Rapid coronavirus tests to support urgent patient care

Imperial College Healthcare has started to use rapid lab-free coronavirus tests, known as DnaNudge, in A&E, oncology and maternity in order to provide the best care to patients who may be less able to plan their visit to hospital.

Over the last few weeks patients in A&E at St Mary’s, and staff in the staff testing facility, have used DnaNudge to help validate the test, which has been shown to have a very high level of accuracy. This now means the test can be used more widely in clinical care. The tests are simple to carry out; a sample is placed into a cartridge that extracts the genetic material from the virus if it is present and analyses it to provide a result directly to the clinician at the point of care.

The DnaNudge test is a polymerase chain reaction (PCR) test, which creates billions of copies of the genetic material in the virus so that there is enough that it can be detected and analysed. This is the same type of test that is used widely across the country to detect whether a person is currently infected with the virus, but rather than sending the sample to the lab for analysis, which takes 12-24 hours, the result is returned in around one hour and within the clinical setting.

An additional feature of the test is that it can detect human RNA. One of the main reasons for a false negative test with routine PCR is an inadequate sample. It's not normally possible to tell the difference between a sample that has hasn’t been taken well (without enough material to detect virus) from one where there is no virus present. In the DnaNudge test if there is insufficient human RNA present, the test can alert the clinician that the swab was inadequate and it can be repeated quickly.

Dr Bob Klaber, Director of Strategy, Research and Innovation at Imperial College Healthcare said: ‘Rapid and accurate testing is an absolutely critical component of any strategy to tackle Covid-19 in the long term. It will help us to ensure our staff and patients remain safe, allowing us to resume planned surgery and other important services. DnaNudge has the potential to be a genuine game changer and we are already starting to utilise it in some of the areas, such as maternity and A&E, where the speed of testing has the most impact for patients. For example, expectant mothers who may exhibit mild symptoms during labour can be tested quickly to ensure that the best and safest course of action for both them and their baby is taken and that they are not separated from their baby unnecessarily.’

The ground-breaking DnaNudge test has now received approval for clinical use by the Medicines and Healthcare Products Regulatory Agency (MHRA) after successful patient trials. Initially it will be used in patient settings where a quick result has the biggest impact for the patient care pathway. At Imperial College Healthcare it is being used in A&E, oncology and maternity in the first instance, where patients may be in less of a position to plan their visit and therefore a rapid test means important decisions about care can be made more quickly. Further plans are being made to extend the test to other services.
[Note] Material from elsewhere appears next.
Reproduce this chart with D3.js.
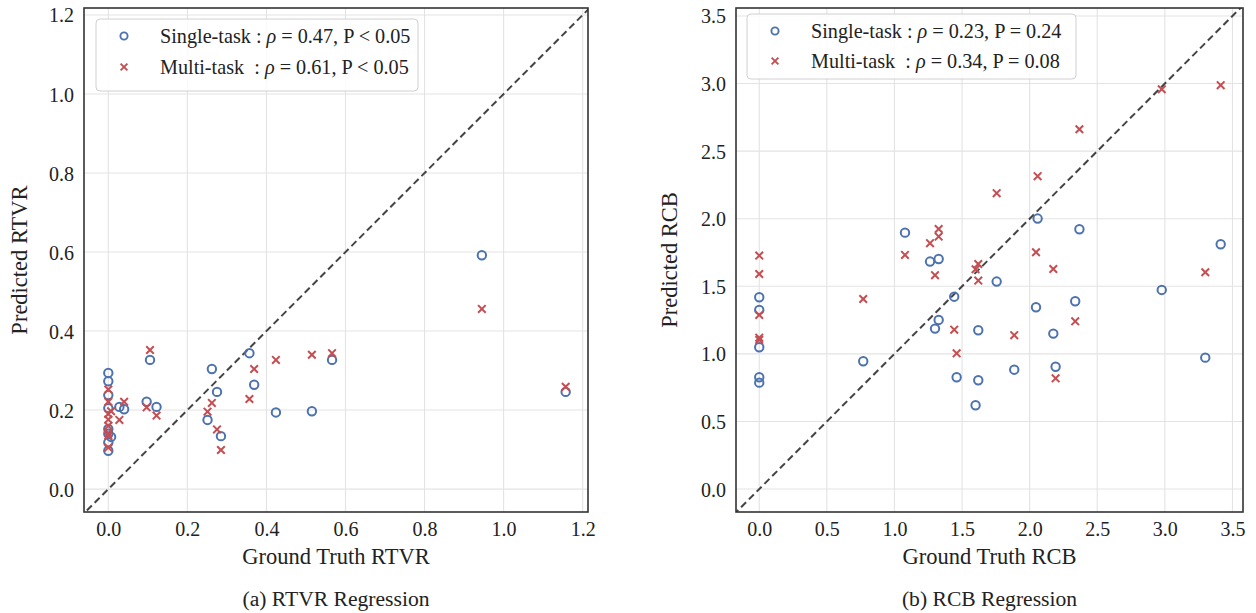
<!DOCTYPE html>
<html><head><meta charset="utf-8">
<script src="https://cdn.jsdelivr.net/npm/d3@7"></script>
<style>body{margin:0;background:#fff}svg{display:block}text{font-family:"Liberation Serif","DejaVu Serif",serif;fill:#222}</style>
</head><body>
<svg id="c" width="1256" height="613"></svg>
<script>
// ---- RTVR panel data ----
const rtvrX = [0,0,0,0,0,0,0,0,0.007,0.028,0.040,0.097,0.1055,0.122,0.251,0.262,0.275,0.285,0.357,0.369,0.424,0.515,0.566,0.945,1.157];
const rtvrSingle = [0.294,0.273,0.238,0.205,0.152,0.140,0.118,0.097,0.132,0.208,0.202,0.221,0.327,0.208,0.175,0.304,0.246,0.134,0.344,0.264,0.194,0.197,0.327,0.592,0.246];
const rtvrMulti  = [0.252,0.221,0.176,0.160,0.142,0.135,0.105,0.190,0.197,0.175,0.221,0.207,0.352,0.186,0.196,0.218,0.151,0.099,0.228,0.304,0.327,0.340,0.344,0.456,0.259];
const rtvrTicks = [0.0,0.2,0.4,0.6,0.8,1.0,1.2];
// ---- RCB panel data ----
const rcbX = [0,0,0,0,0,0.769,1.078,1.263,1.327,1.327,1.300,1.442,1.460,1.620,1.620,1.600,1.756,1.886,2.047,2.059,2.175,2.192,2.337,2.368,2.977,3.299,3.413];
const rcbSingle = [1.419,1.325,1.049,0.827,0.787,0.945,1.897,1.683,1.702,1.251,1.187,1.423,0.827,1.175,0.805,0.620,1.535,0.883,1.345,2.001,1.150,0.905,1.389,1.922,1.473,0.972,1.811];
const rcbMulti  = [1.727,1.591,1.288,1.120,1.103,1.406,1.732,1.819,1.924,1.868,1.582,1.179,1.004,1.665,1.542,1.626,2.189,1.138,1.752,2.315,1.628,0.819,1.241,2.662,2.958,1.604,2.988];
const rcbTicks = [0.0,0.5,1.0,1.5,2.0,2.5,3.0,3.5];

const BLUE = "#4C72B0", RED = "#C44E52";
const svg = d3.select("#c");

function panel(cfg){
  const g = svg.append("g");
  const x = d3.scaleLinear().domain(cfg.xd).range([cfg.x0, cfg.x1]);
  const y = d3.scaleLinear().domain(cfg.yd).range([cfg.y1, cfg.y0]);
  // grid
  g.append("g").selectAll("line").data(cfg.ticks).join("line")
    .attr("x1", d=>x(d)).attr("x2", d=>x(d)).attr("y1", cfg.y0).attr("y2", cfg.y1)
    .attr("stroke", "#e3e3e3").attr("stroke-width", 1.1);
  g.append("g").selectAll("line").data(cfg.ticks).join("line")
    .attr("y1", d=>y(d)).attr("y2", d=>y(d)).attr("x1", cfg.x0).attr("x2", cfg.x1)
    .attr("stroke", "#e3e3e3").attr("stroke-width", 1.1);
  // axes (labels only)
  const fmt = d3.format(".1f");
  const xa = g.append("g").attr("transform", `translate(0,${cfg.y1})`)
    .call(d3.axisBottom(x).tickValues(cfg.ticks).tickFormat(fmt).tickSize(0).tickPadding(10));
  const ya = g.append("g").attr("transform", `translate(${cfg.x0},0)`)
    .call(d3.axisLeft(y).tickValues(cfg.ticks).tickFormat(fmt).tickSize(0).tickPadding(10));
  [xa, ya].forEach(a=>{ a.select(".domain").remove();
    a.selectAll("text").attr("font-size", 20).attr("fill", "#222")
     .attr("font-family", '"Liberation Serif",serif'); });
  ya.selectAll("text").attr("dy", "0.35em");
  // diagonal
  const lo = Math.max(cfg.xd[0], cfg.yd[0]) - 1, hi = Math.min(cfg.xd[1], cfg.yd[1]) + 1;
  g.append("clipPath").attr("id", cfg.id+"clip").append("rect")
    .attr("x", cfg.x0).attr("y", cfg.y0).attr("width", cfg.x1-cfg.x0).attr("height", cfg.y1-cfg.y0);
  const cg = g.append("g").attr("clip-path", `url(#${cfg.id}clip)`);
  cg.append("line").attr("x1", x(lo)).attr("y1", y(lo)).attr("x2", x(hi)).attr("y2", y(hi))
    .attr("stroke", "#444").attr("stroke-width", 2).attr("stroke-dasharray", "7,4");
  // points
  cg.append("g").selectAll("circle").data(cfg.xs.map((d,i)=>[d, cfg.s[i]])).join("circle")
    .attr("cx", d=>x(d[0])).attr("cy", d=>y(d[1])).attr("r", 4.2)
    .attr("fill", "none").attr("stroke", BLUE).attr("stroke-width", 2);
  const k = 3.8;
  cg.append("g").selectAll("path").data(cfg.xs.map((d,i)=>[d, cfg.m[i]])).join("path")
    .attr("d", d=>{const px=x(d[0]), py=y(d[1]); return `M${px-k},${py-k}L${px+k},${py+k}M${px-k},${py+k}L${px+k},${py-k}`;})
    .attr("stroke", RED).attr("stroke-width", 2).attr("fill", "none");
  // frame
  g.append("rect").attr("x", cfg.x0).attr("y", cfg.y0).attr("width", cfg.x1-cfg.x0).attr("height", cfg.y1-cfg.y0)
    .attr("fill", "none").attr("stroke", "#333").attr("stroke-width", 1.6);
  // labels
  const cx = (cfg.x0+cfg.x1)/2;
  g.append("text").attr("x", cx).attr("y", 564).attr("text-anchor", "middle").attr("font-size", 22.5).text(cfg.xl);
  g.append("text").attr("transform", `translate(${cfg.ylx},${(cfg.y0+cfg.y1)/2}) rotate(-90)`)
    .attr("text-anchor", "middle").attr("font-size", 22.5).text(cfg.yl);
  g.append("text").attr("x", cx).attr("y", 606).attr("text-anchor", "middle").attr("font-size", 21.6).text(cfg.cap);
  // legend
  const L = cfg.leg;
  g.append("rect").attr("x", L.x).attr("y", L.y).attr("width", L.w).attr("height", L.h).attr("rx", 4)
    .attr("fill", "rgba(255,255,255,0.85)").attr("stroke", "#d0d0d0").attr("stroke-width", 1);
  g.append("circle").attr("cx", L.x+28).attr("cy", L.r1).attr("r", 3.6).attr("fill", "none").attr("stroke", BLUE).attr("stroke-width", 1.9);
  const lk = 3.4, mx = L.x+28, my = L.r2;
  g.append("path").attr("d", `M${mx-lk},${my-lk}L${mx+lk},${my+lk}M${mx-lk},${my+lk}L${mx+lk},${my-lk}`)
    .attr("stroke", RED).attr("stroke-width", 1.9);
  [[L.r1, "Single-task : ", L.t1], [L.r2, "Multi-task\u00a0\u00a0: ", L.t2]].forEach(([ry, a, b])=>{
    const t = g.append("text").attr("x", L.x+64).attr("y", ry).attr("dy", "0.35em").attr("font-size", 20.2);
    t.append("tspan").text(a);
    t.append("tspan").attr("font-style", "italic").text("ρ");
    t.append("tspan").text(b);
  });
}

panel({id:"a", x0:84, x1:588, y0:8, y1:512, xd:[-0.0615,1.2135], yd:[-0.058,1.2177], ticks:rtvrTicks,
  xs:rtvrX, s:rtvrSingle, m:rtvrMulti, xl:"Ground Truth RTVR", yl:"Predicted RTVR", ylx:27, cap:"(a) RTVR Regression",
  leg:{x:96, y:19, w:322, h:72, r1:36, r2:67, t1:" = 0.47, P < 0.05", t2:" = 0.61, P < 0.05"}});
panel({id:"b", x0:736, x1:1243, y0:8, y1:512, xd:[-0.172,3.578], yd:[-0.17,3.559], ticks:rcbTicks,
  xs:rcbX, s:rcbSingle, m:rcbMulti, xl:"Ground Truth RCB", yl:"Predicted RCB", ylx:677, cap:"(b) RCB Regression",
  leg:{x:747, y:14, w:329, h:65, r1:31, r2:61, t1:" = 0.23, P = 0.24", t2:" = 0.34, P = 0.08"}});
</script>
</body></html>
It is hoped that the test could eventually be deployed nationally for everything from NHS staff screening and urgent patient care to pre-elective surgery and home testing applications.

Professor Chris Toumazou FRS, CEO and co-founder of DnaNudge and founder of the Institute of Biomedical Engineering at Imperial College London comments: “The truly ground-breaking innovations in this DnaNudge test are its high level of accuracy and its throughput of around an hour – direct from sample to result, with no manual steps required. This makes it the only non-lab, non-human interaction Point-of-Care solution available, and this is why it is being rapidly adopted by senior clinicians to deliver fast, reliable results that make a huge difference to the care and safety of both patients and staff.”